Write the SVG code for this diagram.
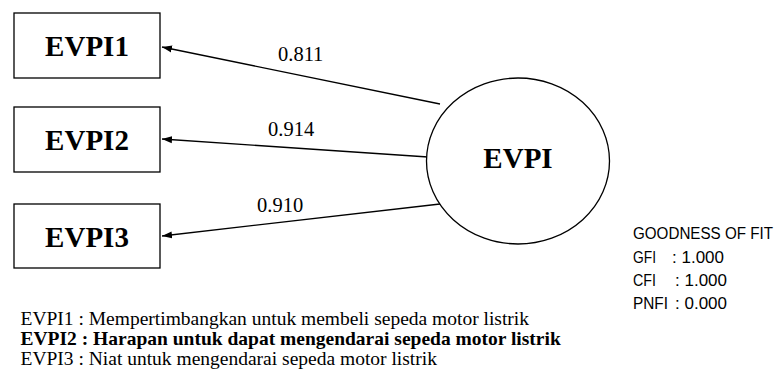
---
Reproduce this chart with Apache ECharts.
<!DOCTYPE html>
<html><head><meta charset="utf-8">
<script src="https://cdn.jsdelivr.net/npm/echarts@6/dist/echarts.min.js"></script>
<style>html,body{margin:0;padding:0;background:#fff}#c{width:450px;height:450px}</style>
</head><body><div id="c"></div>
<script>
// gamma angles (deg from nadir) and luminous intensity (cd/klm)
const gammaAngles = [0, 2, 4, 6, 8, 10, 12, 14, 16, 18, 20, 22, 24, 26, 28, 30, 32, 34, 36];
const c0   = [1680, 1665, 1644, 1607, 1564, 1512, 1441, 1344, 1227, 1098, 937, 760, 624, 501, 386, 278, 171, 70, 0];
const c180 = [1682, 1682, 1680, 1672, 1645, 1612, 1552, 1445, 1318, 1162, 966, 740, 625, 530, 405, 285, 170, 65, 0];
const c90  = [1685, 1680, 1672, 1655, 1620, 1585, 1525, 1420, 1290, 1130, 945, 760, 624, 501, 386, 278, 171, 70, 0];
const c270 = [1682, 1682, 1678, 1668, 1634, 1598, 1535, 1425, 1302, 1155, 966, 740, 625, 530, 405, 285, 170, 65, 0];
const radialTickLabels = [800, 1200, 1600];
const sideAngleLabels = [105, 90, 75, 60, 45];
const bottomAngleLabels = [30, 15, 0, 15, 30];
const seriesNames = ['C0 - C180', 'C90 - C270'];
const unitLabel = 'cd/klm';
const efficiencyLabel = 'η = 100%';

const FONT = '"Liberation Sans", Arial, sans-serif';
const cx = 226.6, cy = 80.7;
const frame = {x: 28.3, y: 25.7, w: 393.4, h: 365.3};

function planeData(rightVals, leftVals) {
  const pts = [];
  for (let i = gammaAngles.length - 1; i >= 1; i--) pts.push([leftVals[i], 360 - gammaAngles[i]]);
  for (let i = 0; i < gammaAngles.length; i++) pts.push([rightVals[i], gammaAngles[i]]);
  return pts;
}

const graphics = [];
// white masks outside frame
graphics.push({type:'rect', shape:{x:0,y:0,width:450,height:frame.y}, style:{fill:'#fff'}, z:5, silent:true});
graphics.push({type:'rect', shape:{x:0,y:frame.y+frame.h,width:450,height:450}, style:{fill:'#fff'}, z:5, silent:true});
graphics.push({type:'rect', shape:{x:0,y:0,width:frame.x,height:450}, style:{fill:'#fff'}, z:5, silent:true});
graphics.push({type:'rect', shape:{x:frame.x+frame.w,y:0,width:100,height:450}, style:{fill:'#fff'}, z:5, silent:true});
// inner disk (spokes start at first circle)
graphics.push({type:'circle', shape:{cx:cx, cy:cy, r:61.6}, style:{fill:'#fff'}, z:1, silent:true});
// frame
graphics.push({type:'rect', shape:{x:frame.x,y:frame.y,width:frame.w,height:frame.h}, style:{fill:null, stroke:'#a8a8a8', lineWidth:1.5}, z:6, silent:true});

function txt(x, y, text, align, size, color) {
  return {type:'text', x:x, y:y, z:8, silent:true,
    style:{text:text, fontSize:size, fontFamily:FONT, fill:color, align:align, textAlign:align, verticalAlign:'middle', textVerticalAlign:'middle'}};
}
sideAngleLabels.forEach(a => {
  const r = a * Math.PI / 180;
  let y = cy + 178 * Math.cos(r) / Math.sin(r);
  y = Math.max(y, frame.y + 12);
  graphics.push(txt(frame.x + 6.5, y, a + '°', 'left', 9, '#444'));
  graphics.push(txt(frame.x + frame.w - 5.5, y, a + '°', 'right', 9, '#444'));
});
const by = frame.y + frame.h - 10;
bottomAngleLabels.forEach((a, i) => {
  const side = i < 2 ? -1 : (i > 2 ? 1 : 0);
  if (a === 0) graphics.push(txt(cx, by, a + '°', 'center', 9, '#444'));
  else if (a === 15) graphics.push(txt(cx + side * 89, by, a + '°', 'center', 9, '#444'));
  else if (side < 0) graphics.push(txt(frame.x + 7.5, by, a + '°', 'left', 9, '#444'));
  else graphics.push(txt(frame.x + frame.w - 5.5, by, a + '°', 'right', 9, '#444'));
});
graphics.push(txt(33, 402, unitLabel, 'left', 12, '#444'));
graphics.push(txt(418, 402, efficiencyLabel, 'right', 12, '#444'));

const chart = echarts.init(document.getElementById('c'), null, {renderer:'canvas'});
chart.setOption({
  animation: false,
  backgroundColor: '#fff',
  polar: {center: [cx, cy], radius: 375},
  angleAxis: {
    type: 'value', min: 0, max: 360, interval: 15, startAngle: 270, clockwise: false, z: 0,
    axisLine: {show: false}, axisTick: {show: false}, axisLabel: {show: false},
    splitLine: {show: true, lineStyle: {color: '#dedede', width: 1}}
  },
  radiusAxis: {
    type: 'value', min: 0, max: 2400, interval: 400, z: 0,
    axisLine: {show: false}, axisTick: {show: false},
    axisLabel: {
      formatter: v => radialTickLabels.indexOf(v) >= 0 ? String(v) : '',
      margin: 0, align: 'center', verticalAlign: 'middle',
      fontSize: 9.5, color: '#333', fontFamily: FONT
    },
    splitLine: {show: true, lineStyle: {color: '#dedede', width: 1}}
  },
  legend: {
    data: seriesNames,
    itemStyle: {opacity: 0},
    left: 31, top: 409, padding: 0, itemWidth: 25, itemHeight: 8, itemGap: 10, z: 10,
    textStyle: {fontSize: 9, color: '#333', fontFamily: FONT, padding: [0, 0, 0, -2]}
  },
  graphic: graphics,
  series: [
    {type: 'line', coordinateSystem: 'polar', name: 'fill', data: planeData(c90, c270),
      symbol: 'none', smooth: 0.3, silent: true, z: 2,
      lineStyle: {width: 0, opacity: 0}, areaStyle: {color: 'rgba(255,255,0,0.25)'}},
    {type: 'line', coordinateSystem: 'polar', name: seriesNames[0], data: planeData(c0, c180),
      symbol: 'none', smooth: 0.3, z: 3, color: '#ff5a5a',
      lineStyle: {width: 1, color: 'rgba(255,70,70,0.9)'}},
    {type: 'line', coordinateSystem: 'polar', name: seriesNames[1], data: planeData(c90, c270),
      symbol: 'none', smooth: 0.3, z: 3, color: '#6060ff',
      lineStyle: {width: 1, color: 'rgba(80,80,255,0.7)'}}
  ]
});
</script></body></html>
--
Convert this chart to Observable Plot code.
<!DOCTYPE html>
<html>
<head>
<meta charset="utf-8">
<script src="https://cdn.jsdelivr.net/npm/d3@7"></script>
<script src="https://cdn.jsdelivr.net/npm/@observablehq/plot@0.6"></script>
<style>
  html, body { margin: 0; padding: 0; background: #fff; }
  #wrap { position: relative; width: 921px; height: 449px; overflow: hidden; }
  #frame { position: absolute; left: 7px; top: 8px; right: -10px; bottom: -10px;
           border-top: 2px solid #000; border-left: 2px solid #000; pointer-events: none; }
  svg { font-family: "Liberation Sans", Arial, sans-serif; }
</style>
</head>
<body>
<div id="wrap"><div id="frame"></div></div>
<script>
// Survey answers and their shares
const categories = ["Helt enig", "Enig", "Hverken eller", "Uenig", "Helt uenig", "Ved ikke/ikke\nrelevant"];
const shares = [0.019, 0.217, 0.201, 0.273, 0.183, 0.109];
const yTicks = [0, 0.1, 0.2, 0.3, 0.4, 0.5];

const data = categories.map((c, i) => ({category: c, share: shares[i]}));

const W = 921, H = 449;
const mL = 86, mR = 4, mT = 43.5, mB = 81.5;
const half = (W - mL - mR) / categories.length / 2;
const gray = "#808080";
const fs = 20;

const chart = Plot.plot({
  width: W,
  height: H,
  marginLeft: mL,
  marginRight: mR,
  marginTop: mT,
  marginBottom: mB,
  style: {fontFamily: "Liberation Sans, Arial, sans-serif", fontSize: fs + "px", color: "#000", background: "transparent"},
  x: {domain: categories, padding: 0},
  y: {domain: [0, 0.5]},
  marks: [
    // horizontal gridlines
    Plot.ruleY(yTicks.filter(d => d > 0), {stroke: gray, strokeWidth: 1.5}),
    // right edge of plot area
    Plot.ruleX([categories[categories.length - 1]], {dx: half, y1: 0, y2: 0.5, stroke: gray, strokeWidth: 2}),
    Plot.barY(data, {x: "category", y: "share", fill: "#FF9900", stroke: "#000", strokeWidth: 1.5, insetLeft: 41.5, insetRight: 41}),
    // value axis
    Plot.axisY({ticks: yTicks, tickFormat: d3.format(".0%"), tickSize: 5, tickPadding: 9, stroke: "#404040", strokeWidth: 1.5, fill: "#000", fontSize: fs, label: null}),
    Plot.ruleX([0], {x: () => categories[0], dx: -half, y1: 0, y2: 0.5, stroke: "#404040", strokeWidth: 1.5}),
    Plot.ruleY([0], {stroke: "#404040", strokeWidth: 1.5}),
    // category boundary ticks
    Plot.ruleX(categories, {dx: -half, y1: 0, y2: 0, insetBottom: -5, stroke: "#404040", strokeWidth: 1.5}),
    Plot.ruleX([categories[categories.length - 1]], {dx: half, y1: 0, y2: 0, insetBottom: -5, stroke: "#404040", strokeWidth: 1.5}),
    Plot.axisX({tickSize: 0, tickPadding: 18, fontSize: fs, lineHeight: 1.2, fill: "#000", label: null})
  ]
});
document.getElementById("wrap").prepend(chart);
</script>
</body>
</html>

* **The task**: Report how many lines in the listing include the word "this". Give nothing but the count.

* **Task result**: 3